* Exercise task
Copy the data below exactly, omitting any picture it contains.

* Information provided
--- --- ---
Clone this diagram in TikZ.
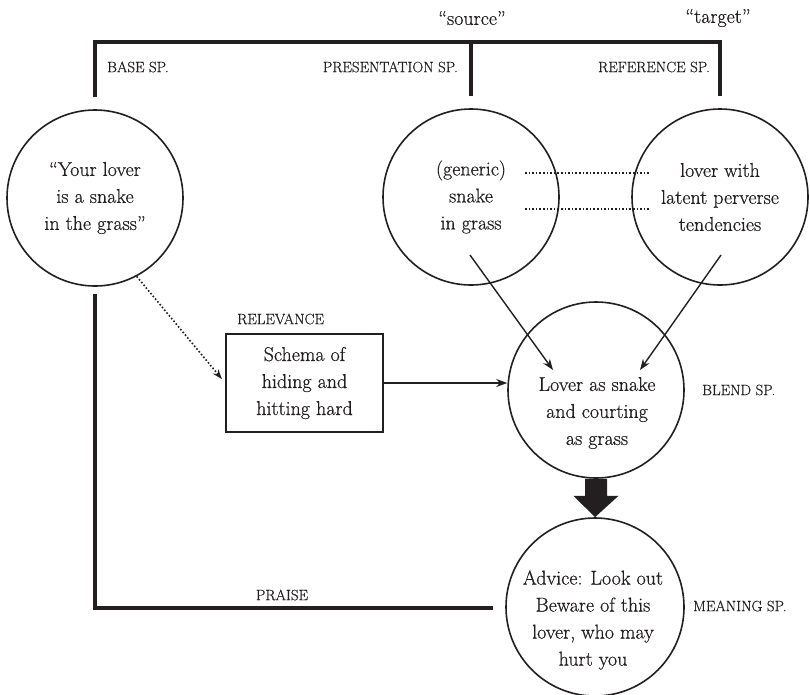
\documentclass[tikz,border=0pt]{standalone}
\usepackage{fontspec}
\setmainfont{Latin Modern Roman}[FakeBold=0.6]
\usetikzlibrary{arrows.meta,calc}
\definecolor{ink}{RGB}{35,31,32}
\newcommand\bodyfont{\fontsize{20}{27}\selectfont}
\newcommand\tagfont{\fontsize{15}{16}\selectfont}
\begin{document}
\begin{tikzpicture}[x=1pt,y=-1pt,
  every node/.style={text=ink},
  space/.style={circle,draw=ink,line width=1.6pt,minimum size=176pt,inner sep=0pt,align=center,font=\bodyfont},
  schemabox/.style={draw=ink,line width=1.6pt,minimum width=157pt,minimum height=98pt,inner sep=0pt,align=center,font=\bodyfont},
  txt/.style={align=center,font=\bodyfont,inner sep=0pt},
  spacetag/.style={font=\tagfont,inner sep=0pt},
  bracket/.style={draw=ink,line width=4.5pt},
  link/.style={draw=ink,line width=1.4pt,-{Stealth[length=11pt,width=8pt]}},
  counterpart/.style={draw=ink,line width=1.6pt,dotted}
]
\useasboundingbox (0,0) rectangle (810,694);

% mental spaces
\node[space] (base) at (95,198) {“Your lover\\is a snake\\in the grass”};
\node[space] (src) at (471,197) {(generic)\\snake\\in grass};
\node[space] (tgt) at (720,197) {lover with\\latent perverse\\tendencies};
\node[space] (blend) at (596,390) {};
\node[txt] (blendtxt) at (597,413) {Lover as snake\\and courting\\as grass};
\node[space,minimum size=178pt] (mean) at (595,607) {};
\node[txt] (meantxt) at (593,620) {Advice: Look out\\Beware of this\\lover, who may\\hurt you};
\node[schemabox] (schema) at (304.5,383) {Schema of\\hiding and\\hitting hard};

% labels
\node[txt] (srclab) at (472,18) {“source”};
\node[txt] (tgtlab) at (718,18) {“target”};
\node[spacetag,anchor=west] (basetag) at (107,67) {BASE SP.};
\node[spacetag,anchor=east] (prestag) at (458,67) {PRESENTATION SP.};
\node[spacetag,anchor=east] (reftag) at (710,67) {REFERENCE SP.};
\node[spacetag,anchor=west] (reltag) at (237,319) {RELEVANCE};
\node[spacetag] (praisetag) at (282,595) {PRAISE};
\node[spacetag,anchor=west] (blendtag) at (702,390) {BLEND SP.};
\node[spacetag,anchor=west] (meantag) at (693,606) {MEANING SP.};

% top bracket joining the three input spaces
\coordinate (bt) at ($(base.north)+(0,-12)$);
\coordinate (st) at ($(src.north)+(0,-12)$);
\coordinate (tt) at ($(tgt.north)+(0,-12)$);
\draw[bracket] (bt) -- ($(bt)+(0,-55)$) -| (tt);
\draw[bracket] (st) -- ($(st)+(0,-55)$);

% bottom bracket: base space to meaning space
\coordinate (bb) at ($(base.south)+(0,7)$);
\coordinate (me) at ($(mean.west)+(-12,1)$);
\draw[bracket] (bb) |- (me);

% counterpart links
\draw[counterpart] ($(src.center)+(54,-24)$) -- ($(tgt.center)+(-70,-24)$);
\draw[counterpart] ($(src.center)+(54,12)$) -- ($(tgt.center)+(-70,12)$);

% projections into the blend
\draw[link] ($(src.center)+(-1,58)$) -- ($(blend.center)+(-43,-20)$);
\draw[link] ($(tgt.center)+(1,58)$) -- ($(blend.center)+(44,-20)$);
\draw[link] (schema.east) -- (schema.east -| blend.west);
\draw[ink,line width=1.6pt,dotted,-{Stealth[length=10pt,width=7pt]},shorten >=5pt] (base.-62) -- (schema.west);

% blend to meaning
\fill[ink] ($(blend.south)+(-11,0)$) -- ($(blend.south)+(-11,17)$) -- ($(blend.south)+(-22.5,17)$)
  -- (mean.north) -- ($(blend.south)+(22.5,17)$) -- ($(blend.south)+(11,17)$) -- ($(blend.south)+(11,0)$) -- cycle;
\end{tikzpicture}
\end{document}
--- --- ---
* Task answer
Clone this diagram in TikZ.
\documentclass[tikz,border=0pt]{standalone}
\usepackage{fontspec}
\setmainfont{Latin Modern Roman}[FakeBold=0.6]
\usetikzlibrary{arrows.meta,calc}
\definecolor{ink}{RGB}{35,31,32}
\newcommand\bodyfont{\fontsize{20}{27}\selectfont}
\newcommand\tagfont{\fontsize{15}{16}\selectfont}
\begin{document}
\begin{tikzpicture}[x=1pt,y=-1pt,
  every node/.style={text=ink},
  space/.style={circle,draw=ink,line width=1.6pt,minimum size=176pt,inner sep=0pt,align=center,font=\bodyfont},
  schemabox/.style={draw=ink,line width=1.6pt,minimum width=157pt,minimum height=98pt,inner sep=0pt,align=center,font=\bodyfont},
  txt/.style={align=center,font=\bodyfont,inner sep=0pt},
  spacetag/.style={font=\tagfont,inner sep=0pt},
  bracket/.style={draw=ink,line width=4.5pt},
  link/.style={draw=ink,line width=1.4pt,-{Stealth[length=11pt,width=8pt]}},
  counterpart/.style={draw=ink,line width=1.6pt,dotted}
]
\useasboundingbox (0,0) rectangle (810,694);

% mental spaces
\node[space] (base) at (95,198) {“Your lover\\is a snake\\in the grass”};
\node[space] (src) at (471,197) {(generic)\\snake\\in grass};
\node[space] (tgt) at (720,197) {lover with\\latent perverse\\tendencies};
\node[space] (blend) at (596,390) {};
\node[txt] (blendtxt) at (597,413) {Lover as snake\\and courting\\as grass};
\node[space,minimum size=178pt] (mean) at (595,607) {};
\node[txt] (meantxt) at (593,620) {Advice: Look out\\Beware of this\\lover, who may\\hurt you};
\node[schemabox] (schema) at (304.5,383) {Schema of\\hiding and\\hitting hard};

% labels
\node[txt] (srclab) at (472,18) {“source”};
\node[txt] (tgtlab) at (718,18) {“target”};
\node[spacetag,anchor=west] (basetag) at (107,67) {BASE SP.};
\node[spacetag,anchor=east] (prestag) at (458,67) {PRESENTATION SP.};
\node[spacetag,anchor=east] (reftag) at (710,67) {REFERENCE SP.};
\node[spacetag,anchor=west] (reltag) at (237,319) {RELEVANCE};
\node[spacetag] (praisetag) at (282,595) {PRAISE};
\node[spacetag,anchor=west] (blendtag) at (702,390) {BLEND SP.};
\node[spacetag,anchor=west] (meantag) at (693,606) {MEANING SP.};

% top bracket joining the three input spaces
\coordinate (bt) at ($(base.north)+(0,-12)$);
\coordinate (st) at ($(src.north)+(0,-12)$);
\coordinate (tt) at ($(tgt.north)+(0,-12)$);
\draw[bracket] (bt) -- ($(bt)+(0,-55)$) -| (tt);
\draw[bracket] (st) -- ($(st)+(0,-55)$);

% bottom bracket: base space to meaning space
\coordinate (bb) at ($(base.south)+(0,7)$);
\coordinate (me) at ($(mean.west)+(-12,1)$);
\draw[bracket] (bb) |- (me);

% counterpart links
\draw[counterpart] ($(src.center)+(54,-24)$) -- ($(tgt.center)+(-70,-24)$);
\draw[counterpart] ($(src.center)+(54,12)$) -- ($(tgt.center)+(-70,12)$);

% projections into the blend
\draw[link] ($(src.center)+(-1,58)$) -- ($(blend.center)+(-43,-20)$);
\draw[link] ($(tgt.center)+(1,58)$) -- ($(blend.center)+(44,-20)$);
\draw[link] (schema.east) -- (schema.east -| blend.west);
\draw[ink,line width=1.6pt,dotted,-{Stealth[length=10pt,width=7pt]},shorten >=5pt] (base.-62) -- (schema.west);

% blend to meaning
\fill[ink] ($(blend.south)+(-11,0)$) -- ($(blend.south)+(-11,17)$) -- ($(blend.south)+(-22.5,17)$)
  -- (mean.north) -- ($(blend.south)+(22.5,17)$) -- ($(blend.south)+(11,17)$) -- ($(blend.south)+(11,0)$) -- cycle;
\end{tikzpicture}
\end{document}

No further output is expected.